Frequently asked questions
Can time-tracking software detect overemployment?
No software can prove that someone holds a second job. What SCREENish gives you is the record that makes the pattern visible: tracked hours with screenshots stored for 45 days, activity and idle levels for each interval, flags on input that looks machine-generated, the computers each person tracks from, and optional consent-based face checks. A pattern in that record is grounds for a conversation, not a verdict.
How can I tell if a remote employee is using a mouse jiggler?

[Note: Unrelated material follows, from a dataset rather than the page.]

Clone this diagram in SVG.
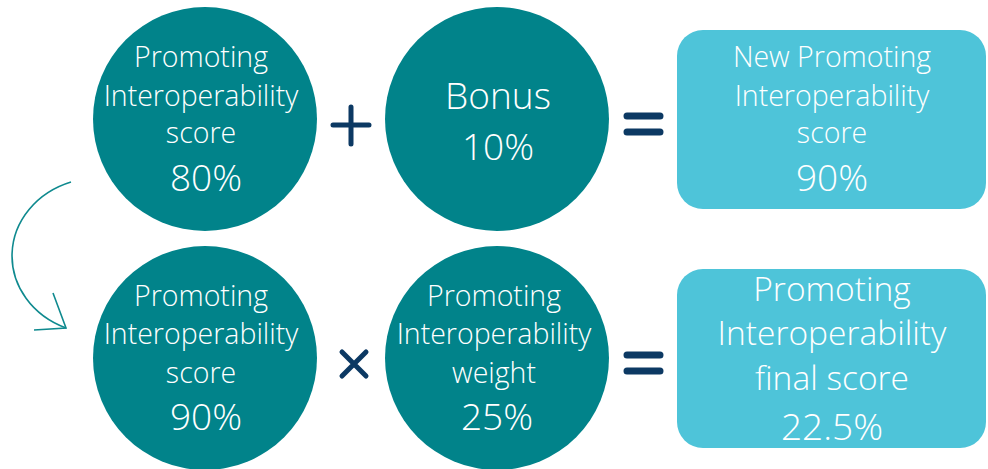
<svg xmlns="http://www.w3.org/2000/svg" width="988" height="469" viewBox="0 0 988 469">
  <style>
    .circle { fill: #01838A; }
    .box { fill: #4EC4D9; }
    .t { font-family: "Open Sans", "Liberation Sans", sans-serif; font-weight: 300; fill: #ffffff; text-anchor: middle; }
    .s { font-size: 28.5px; }
    .m { font-size: 37px; }
    .l { font-size: 33.5px; }
    .op { stroke: #0C3963; fill: none; stroke-linecap: round; }
    .link { stroke: #0F8A8F; fill: none; stroke-width: 1.6; }
  </style>

  <!-- top row: score + bonus = new score -->
  <g id="pi-score-80">
    <circle class="circle" cx="205" cy="119" r="112"/>
    <text class="t s" x="201" y="67">Promoting</text>
    <text class="t s" x="201" y="106">Interoperability</text>
    <text class="t s" x="201" y="143">score</text>
    <text class="t m" x="206" y="191">80%</text>
  </g>

  <g id="op-plus">
    <path class="op" stroke-width="5" d="M351,107 V144 M333,125 H369"/>
  </g>

  <g id="bonus-10">
    <circle class="circle" cx="497" cy="119" r="112"/>
    <text class="t m" x="498" y="109">Bonus</text>
    <text class="t m" x="498" y="160">10%</text>
  </g>

  <g id="op-equals-top">
    <path class="op" stroke-width="7" d="M627,116 H660 M627,132 H660"/>
  </g>

  <g id="new-pi-score">
    <rect class="box" x="677" y="30" width="309" height="179" rx="26"/>
    <text class="t s" x="832" y="67">New Promoting</text>
    <text class="t s" x="832" y="106">Interoperability</text>
    <text class="t s" x="832" y="143">score</text>
    <text class="t m" x="832" y="191">90%</text>
  </g>

  <!-- bottom row: score x weight = final score -->
  <g id="pi-score-90">
    <circle class="circle" cx="205" cy="358" r="112"/>
    <text class="t s" x="201" y="306">Promoting</text>
    <text class="t s" x="201" y="344">Interoperability</text>
    <text class="t s" x="201" y="383">score</text>
    <text class="t m" x="206" y="430">90%</text>
  </g>

  <g id="op-times">
    <path class="op" stroke-width="5" d="M342,352 L366,376 M366,352 L342,376"/>
  </g>

  <g id="pi-weight-25">
    <circle class="circle" cx="497" cy="358" r="112"/>
    <text class="t s" x="494" y="306">Promoting</text>
    <text class="t s" x="494" y="344">Interoperability</text>
    <text class="t s" x="494" y="383">weight</text>
    <text class="t m" x="497" y="430">25%</text>
  </g>

  <g id="op-equals-bottom">
    <path class="op" stroke-width="7" d="M627,355 H660 M627,371 H660"/>
  </g>

  <g id="pi-final-score">
    <rect class="box" x="677" y="269" width="309" height="179" rx="26"/>
    <text class="t l" x="832" y="301">Promoting</text>
    <text class="t l" x="832" y="345">Interoperability</text>
    <text class="t l" x="832" y="390">final score</text>
    <text class="t m" x="832" y="440">22.5%</text>
  </g>

  <!-- curved arrow carrying the new score down to the second row -->
  <g id="connectors">
    <path class="link" d="M71,182 A87,78 0 0 0 66,328"/>
    <path class="link" d="M53,293 L66,328 L34,330"/>
  </g>
</svg>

SCREENish flags stretches of tracked time that look like the work of an auto-clicker or mouse jiggler and queues them in Activity Review for a human to examine. Each flag explains why it surfaced, and legitimate causes such as remote-desktop sessions are called out as likely benign. No time is rejected and nobody is penalised automatically.
Can I see which computers an employee tracks time from?
Yes. The Machine & System Info panel in Work Logs lists every machine running a recent version of the desktop app, with its operating system, monitors and resolution, number of captured screens, CPU, RAM and cameras, and shows a green dot next to any machine that is online now. The panel is visible to managers only.
Do employees have to agree to face verification?
Yes. Face Recognition is optional, currently in beta, and requires the employee's consent for each employer before it can be enabled. They can withdraw consent at any time, their answer is recorded with a date, and the photo is used only to verify them during work sessions — it is never shared with other employers.
Will monitoring like this treat honest employees unfairly?
The design points the other way. Faked-input flags are reviewed by a person, benign explanations are surfaced before you act, idle and deleted-screenshot markers are explicitly not accusations, and employees may delete private screenshots. For honest employees the record is protective: it shows their hours, activity and verified sessions exactly as they happened.